Возникают в памяти картины, целый ряд мигов своей и чужой жизни. Вижу себя в гамаке вместе с подругой, самой близкой, с которой пять лет сидела рядом на школьной скамье, и весеннее вечернее небо, темнеющее над нами, городской садик, и куст цветущей акации, и грохот колес редких проезжих за стеной. Завтра день выпуска, еще коричневые платья на нас, головы устали от долгих часов ученья, и, прижавшись друг к другу, смотрим мы, как загораются первые бледные звезды. Не привычная дружба, а любовь к одному и тому же, думы об одном и том же соединяют нас в этот вечер. Сладость и боль того, что мы любим одного и того же, и он любит нас обеих, а может быть, только одну из нас, сплетает наши руки и заставляет биться сердце. Больно, пока мы молчим, но как только названо его имя, и ничто не зреет, задушенное тайной, — восторг и любовь льются из души. Сначала разбираем, вспоминаем его взгляды и слова, потом смолкаем и слушаем, как шуршит и живет вечер.
— Пусть бы он любил тебя! — говорит подруга. Я почти вскакиваю от протеста, от страха быть избранной, нести тяготу принятого дара.
— Нет, нет.
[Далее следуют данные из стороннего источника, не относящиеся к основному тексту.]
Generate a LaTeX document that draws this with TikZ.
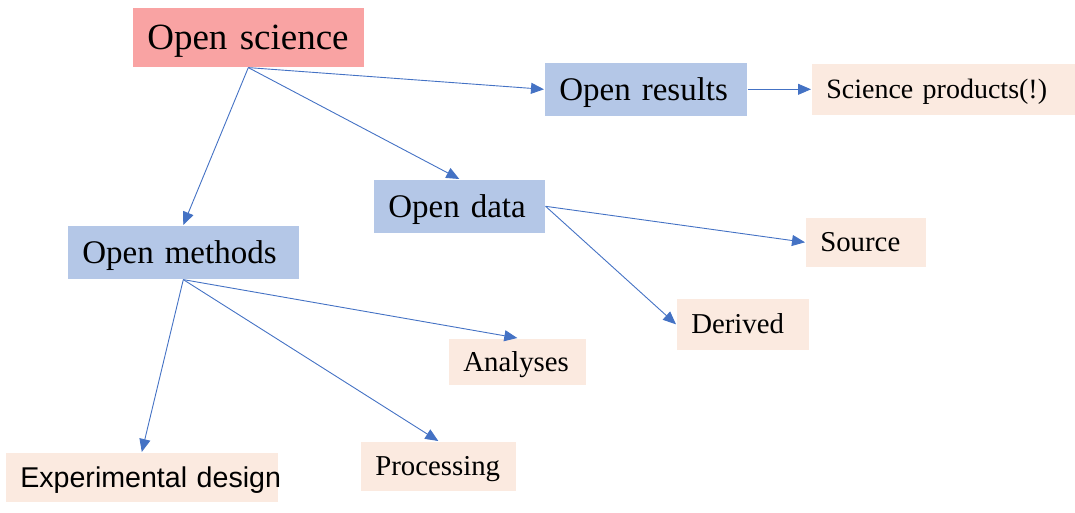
\documentclass[tikz,border=0pt]{standalone}
\usepackage{fontspec}
\setmainfont{Liberation Serif}
\newfontfamily\arialf{Liberation Sans}
\usetikzlibrary{arrows.meta}
\definecolor{pinkfill}{HTML}{F9A3A3}
\definecolor{bluefill}{HTML}{B4C7E7}
\definecolor{peachfill}{HTML}{FBEAE0}
\definecolor{arrowblue}{HTML}{4472C4}
\begin{document}
\begin{tikzpicture}[x=1pt,y=-1pt,
  box/.style={anchor=north west, draw=white, line width=0.6pt, inner xsep=15pt, inner ysep=0pt, text depth=0pt, align=left},
  bigbox/.style={box, font=\fontsize{33}{40}\selectfont, text height=21.8pt, fill=bluefill},
  smallbox/.style={box, font=\fontsize{28.8}{34}\selectfont, text height=19pt, fill=peachfill},
  conn/.style={draw=arrowblue, line width=0.9pt, -{Triangle[length=13pt,width=11pt]}}]
\useasboundingbox (0,0) rectangle (1075,512);
\node[box, fill=pinkfill, font=\fontsize{37}{44}\selectfont, text height=24.5pt, minimum height=60pt, text width=202pt] (os) at (132,7) {\mbox{Open science}};
\node[bigbox, minimum height=54pt, text width=173pt] (or) at (544,62) {\mbox{Open results}};
\node[smallbox, font=\fontsize{28}{34}\selectfont, text height=18.5pt, minimum height=52pt, text width=234pt] (sp) at (811,63) {\mbox{Science products(!)}};
\node[bigbox, minimum height=54pt, text width=142pt] (od) at (373,179) {\mbox{Open data}};
\node[bigbox, minimum height=54pt, text width=202pt] (om) at (67,225) {\mbox{Open methods}};
\node[smallbox, minimum height=50pt, text width=91pt] (src) at (805,217) {\mbox{Source}};
\node[smallbox, minimum height=52pt, text width=103pt] (der) at (676,298) {\mbox{Derived}};
\node[smallbox, minimum height=47pt, text width=108pt] (an) at (448,338) {\mbox{Analyses}};
\node[smallbox, minimum height=50pt, text width=126pt] (proc) at (360,441) {\mbox{Processing}};
\node[smallbox, font=\fontsize{28.6}{34}\arialf\selectfont, text height=20.5pt, minimum height=50pt, text width=243pt] (ed) at (5,452) {\mbox{Experimental design}};
\draw[conn] (os.south) -- (or.west);
\draw[conn] (os.south) -- (od.north);
\draw[conn] (os.south) -- (om.north);
\draw[conn] (or.east) -- (sp.west);
\draw[conn] (od.east) -- (src.west);
\draw[conn] (od.east) -- (der.west);
\draw[conn] (om.south) -- (an.north);
\draw[conn] (om.south) -- (proc.north);
\draw[conn] (om.south) -- (ed.north);
\end{tikzpicture}
\end{document}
Именно тебя!
— Я не сумею, я не стою его…
— Ты лучше подходишь к нему!
И, волнуясь, рисую картины их счастья вдвоем и украдкой, потихоньку прикладываю их к себе, чтоб вкусить запретную радость. Но тут же становится душно от полноты достижения, и я быстро вытесняю его прежней, ученической, далекой влюбленностью.